Land and Land Title act changes introduced
A Bill was introduced yesterday in Victoria that could allow the provincial government to close certain Crown land areas “as required,” among other changes aimed at streamlining bureaucracy.
Bill 25, introduced March 25, is intended to make it easier to regulate and manage low-impact community, recreational, industrial and commercial activity on Crown lands, streamline fees for transactions under the Land Title Act and allow non-Canadians to register as land surveyors.
Proposed Land Act changes will streamline application processes and give government authority to identify low-impact activities – like camping, organized events and aggregate testing – that are exempt from the application process. This will result in approximately 125 fewer permits issued each year.
“As well, government will be able to close areas as required and create special application requirements for sensitive or high-use areas,” details a Ministry of Forests, Lands and Natural Resource Operations press release.
“Over the last 40 years, demand for Crown land use has dramatically increased across the province. The proposed changes to the Land Act will streamline decision-making and provide greater business certainty for clients,” said Minister of Forests, Lands and Natural Resource Operations Steve Thomson.
“Also acting on our commitment to streamlining and reducing red tape, we have reduced the fee categories under the Land Title Act, for services provided by the Land Title and Survey Authority, from 25 to 10.”
Other changes include:
* Updates to the public notification guidelines to bring the legislation in line with current practice and better accommodate online technologies.

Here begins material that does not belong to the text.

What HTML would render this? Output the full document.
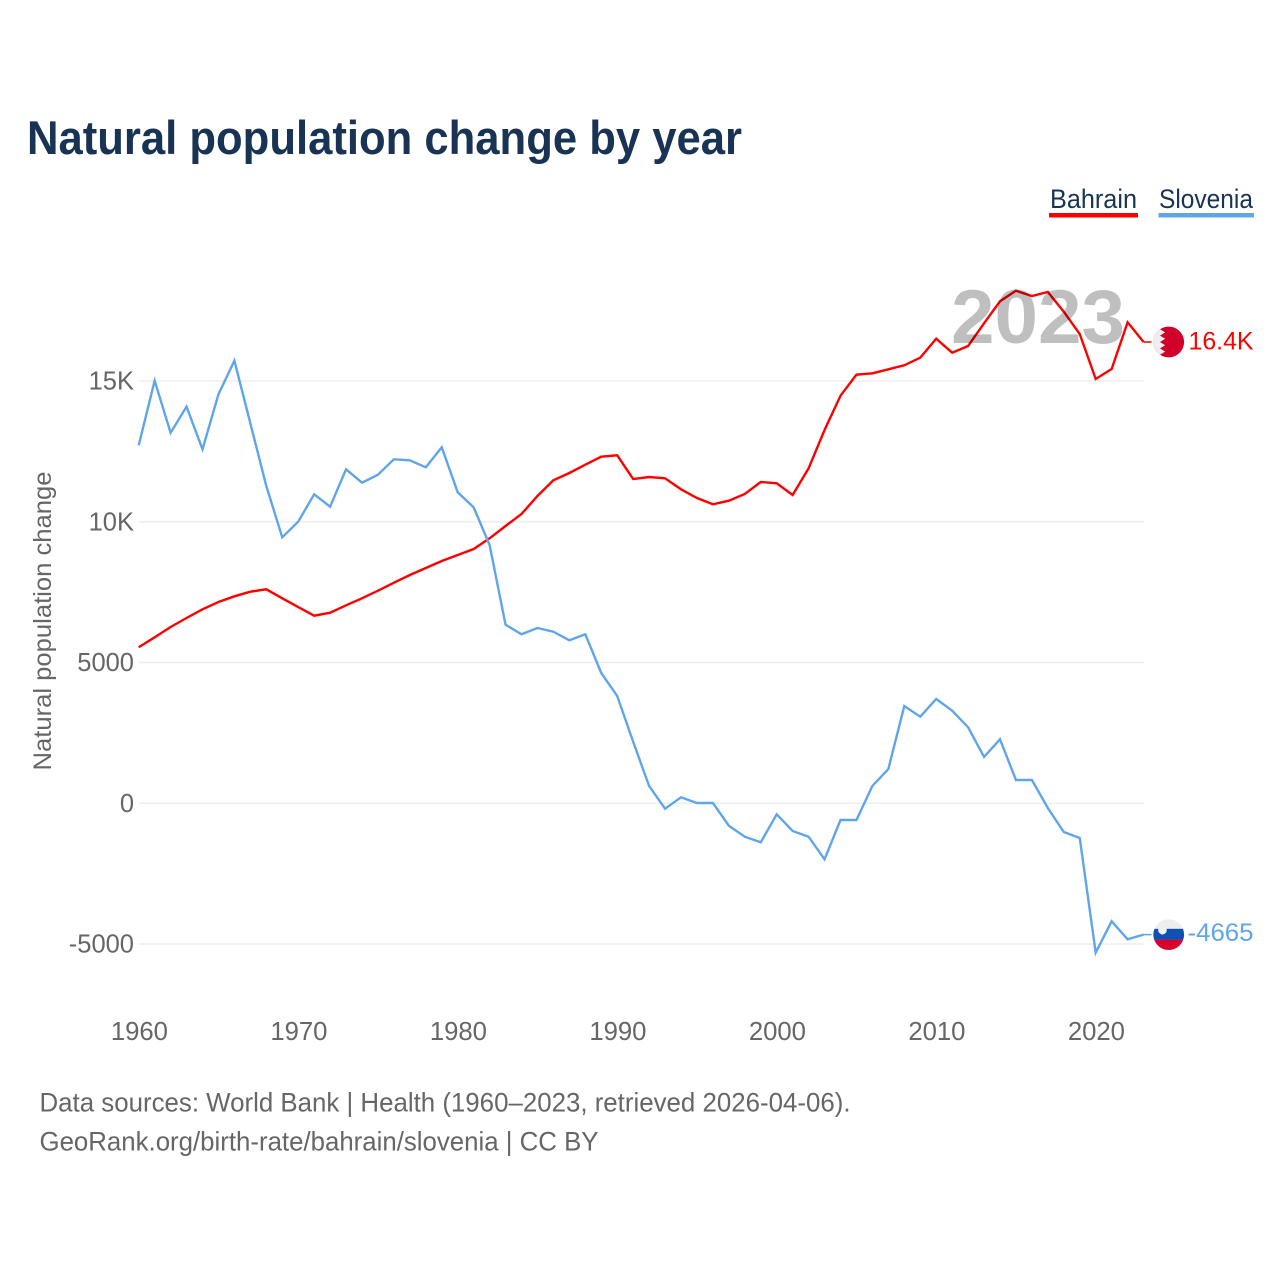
<!DOCTYPE html>
<html lang="en">
<head>
<meta charset="utf-8">
<title>Natural population change by year</title>
<style>
html,body{margin:0;padding:0;background:#fff}
svg{display:block}
text{font-family:"Liberation Sans",sans-serif}
</style>
</head>
<body>
<svg id="chart" width="1280" height="1280" viewBox="0 0 1280 1280" xmlns="http://www.w3.org/2000/svg">
  <rect width="1280" height="1280" fill="#fff"/>
  <text x="27" y="154" font-size="47" font-weight="700" fill="#183353" textLength="715" lengthAdjust="spacingAndGlyphs">Natural population change by year</text>

  <g>
    <text x="1050" y="208" font-size="27" fill="#183353" textLength="87" lengthAdjust="spacingAndGlyphs">Bahrain</text>
    <rect x="1049" y="213" width="89" height="4.5" fill="#ff0000"/>
  </g>
  <g>
    <text x="1159" y="208" font-size="27" fill="#183353" textLength="94" lengthAdjust="spacingAndGlyphs">Slovenia</text>
    <rect x="1158.5" y="213" width="95.5" height="4.5" fill="#60a5ea"/>
  </g>

  <text transform="translate(51 621) rotate(-90)" text-anchor="middle" font-size="25" fill="#666" textLength="299" lengthAdjust="spacingAndGlyphs">Natural population change</text>

  <g id="grid"></g>
  <g id="yticks"></g>
  <g id="xticks"></g>
  <g id="series"></g>

  <text x="951" y="343" font-size="76" font-weight="700" fill="#000" fill-opacity="0.25" textLength="174" lengthAdjust="spacingAndGlyphs">2023</text>

  <defs>
    <clipPath id="flag-clip"><circle cx="0" cy="0" r="15.4"/></clipPath>
  </defs>
  <g id="flag-bahrain">
    <g clip-path="url(#flag-clip)">
      <rect x="-16" y="-16" width="32" height="32" fill="#d0002a"/>
      <polygon points="-16,-16 -3.5,-16 -8.7,-12.8 -3.5,-9.6 -8.7,-6.4 -3.5,-3.2 -8.7,0 -3.5,3.2 -8.7,6.4 -3.5,9.6 -8.7,12.8 -3.5,16 -16,16" fill="#eeeeee"/>
    </g>
  </g>
  <g id="flag-slovenia">
    <g clip-path="url(#flag-clip)">
      <rect x="-16" y="-16" width="32" height="11" fill="#eeeeee"/>
      <rect x="-16" y="-5.8" width="32" height="11" fill="#0c52b5"/>
      <rect x="-16" y="5" width="32" height="11.2" fill="#d9002c"/>
      <path d="M-10.4,-6.6 Q-6.2,-8 -2,-6.6 L-2,-3.2 Q-3,-0.8 -6.2,0 Q-9.4,-0.8 -10.4,-3.2 Z" fill="#f2f2f2"/>
    </g>
  </g>
  <text id="label-bahrain" x="1253.5" text-anchor="end" font-size="25" fill="#ff0000" textLength="65" lengthAdjust="spacingAndGlyphs">16.4K</text>
  <text id="label-slovenia" x="1253.5" text-anchor="end" font-size="25" fill="#60a5ea" textLength="66" lengthAdjust="spacingAndGlyphs">-4665</text>

  <text x="39.5" y="1111.5" font-size="26.5" fill="#666" textLength="811" lengthAdjust="spacingAndGlyphs">Data sources: World Bank | Health (1960–2023, retrieved 2026-04-06).</text>
  <text x="39.5" y="1150.5" font-size="26.5" fill="#666" textLength="559" lengthAdjust="spacingAndGlyphs">GeoRank.org/birth-rate/bahrain/slovenia | CC BY</text>
</svg>
<script>
const firstYear = 1960;
const bahrainValues = [5542,5897,6263,6583,6892,7151,7353,7517,7602,7282,6973,6664,6771,7034,7282,7552,7836,8110,8359,8607,8821,9034,9414,9851,10277,10917,11474,11734,12028,12313,12362,11520,11591,11545,11155,10845,10622,10750,10988,11414,11368,10952,11900,13261,14480,15226,15275,15417,15560,15830,16505,16007,16245,17051,17833,18210,18021,18163,17464,16671,15073,15428,17087,16387];
const sloveniaValues = [12718,15012,13165,14089,12575,14529,15723,13499,11272,9449,10004,10977,10536,11865,11389,11673,12220,12185,11936,12647,11048,10515,9176,6345,6004,6227,6096,5790,6004,4629,3812,2188,615,-192,213,11,11,-796,-1187,-1385,-391,-984,-1187,-1989,-593,-593,615,1218,3456,3076,3705,3290,2700,1645,2274,828,828,-167,-1020,-1233,-5307,-4192,-4831,-4665];
const yTickValues = [15000,10000,5000,0,-5000];
const yTickLabels = ["15K","10K","5000","0","-5000"];
const xTickValues = [1960,1970,1980,1990,2000,2010,2020];

const SVG_NS = "http://www.w3.org/2000/svg";
const xScale = year => 138.7 + (year - 1960) * 15.95;
const yScale = value => 803.3 - value * 0.02815;

const grid = document.getElementById("grid");
const yticks = document.getElementById("yticks");
const xticks = document.getElementById("xticks");
const series = document.getElementById("series");

yTickValues.forEach((v, i) => {
  const line = document.createElementNS(SVG_NS, "line");
  
  
  line.setAttribute("x1", 139);
  line.setAttribute("x2", 1144);
  line.setAttribute("y1", yScale(v));
  line.setAttribute("y2", yScale(v));
  line.setAttribute("stroke", "#eeeeee");
  line.setAttribute("stroke-width", "1.5");
  grid.appendChild(line);

  const t = document.createElementNS(SVG_NS, "text");
  
  
  t.setAttribute("x", 134);
  t.setAttribute("y", yScale(v) + 8.5);
  t.setAttribute("text-anchor", "end");
  t.setAttribute("font-size", "25.5");
  t.setAttribute("fill", "#666");
  t.textContent = yTickLabels[i];
  yticks.appendChild(t);
});

xTickValues.forEach(v => {
  const t = document.createElementNS(SVG_NS, "text");
  
  
  t.setAttribute("x", xScale(v) + 0.7);
  t.setAttribute("y", 1040);
  t.setAttribute("text-anchor", "middle");
  t.setAttribute("font-size", "25.7");
  t.setAttribute("fill", "#666");
  t.textContent = String(v);
  xticks.appendChild(t);
});

function drawSeries(values, color, name) {
  const pts = values.map((v, i) => xScale(firstYear + i).toFixed(2) + "," + yScale(v).toFixed(2));
  const path = document.createElementNS(SVG_NS, "polyline");
  
  
  path.setAttribute("points", pts.join(" "));
  path.setAttribute("fill", "none");
  path.setAttribute("stroke", color);
  path.setAttribute("stroke-width", "2.4");
  path.setAttribute("stroke-linejoin", "miter");
  series.appendChild(path);

  const last = values[values.length - 1];
  const ly = yScale(last);
  const lead = document.createElementNS(SVG_NS, "line");
  
  
  lead.setAttribute("x1", xScale(firstYear + values.length - 1));
  lead.setAttribute("x2", 1151.5);
  lead.setAttribute("y1", ly);
  lead.setAttribute("y2", ly);
  lead.setAttribute("stroke", color);
  lead.setAttribute("stroke-width", "1.5");
  series.appendChild(lead);
  return ly;
}

const bahrainY = drawSeries(bahrainValues, "#ff0000", "series-line-bahrain");
const sloveniaY = drawSeries(sloveniaValues, "#60a5ea", "series-line-slovenia");

document.getElementById("flag-bahrain").setAttribute("transform", "translate(1168.7 " + bahrainY + ")");
document.getElementById("flag-slovenia").setAttribute("transform", "translate(1168.7 " + sloveniaY + ")");
document.getElementById("label-bahrain").setAttribute("y", bahrainY + 7.5);
document.getElementById("label-slovenia").setAttribute("y", sloveniaY + 6.5);
</script>
</body>
</html>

* New regulations that consolidate the amount for payment of fees, rents and royalties, making it easier for users to pay and government to collect.
Government has not substantially reviewed the Land Act in 40 years, and many of the existing provisions are out-of-date. In updating the act, the province consulted with municipalities and regional districts, First Nations, industry, user groups and conservation organizations.
Proposed changes to the Land Title Act will improve customer services by combining provincial fee categories based on common customer themes and eliminate obsolete categories. The fees are also re-calculated so the highest fees are for the most-complex services, such as those provided by the surveyor general, and the lowest fee is for the least-complex service, such as a title search, the ministry stated.
Financial institutions, notaries public, the Law Society of BC, registry agents, the Union of BC Municipalities, the Association of BC Land Surveyors and the First Nations Summit were consulted on the changes.
Proposed changes to the Land Surveyors Act will allow the Association of British Columbia Land Surveyors to register land surveyors who are not Canadian citizens or permanent residents. As with other professions, many land surveyors are approaching retirement age. This change will help the Province avoid labour shortages in the future. The association sets professional standards and certifies professional land surveyors in the province.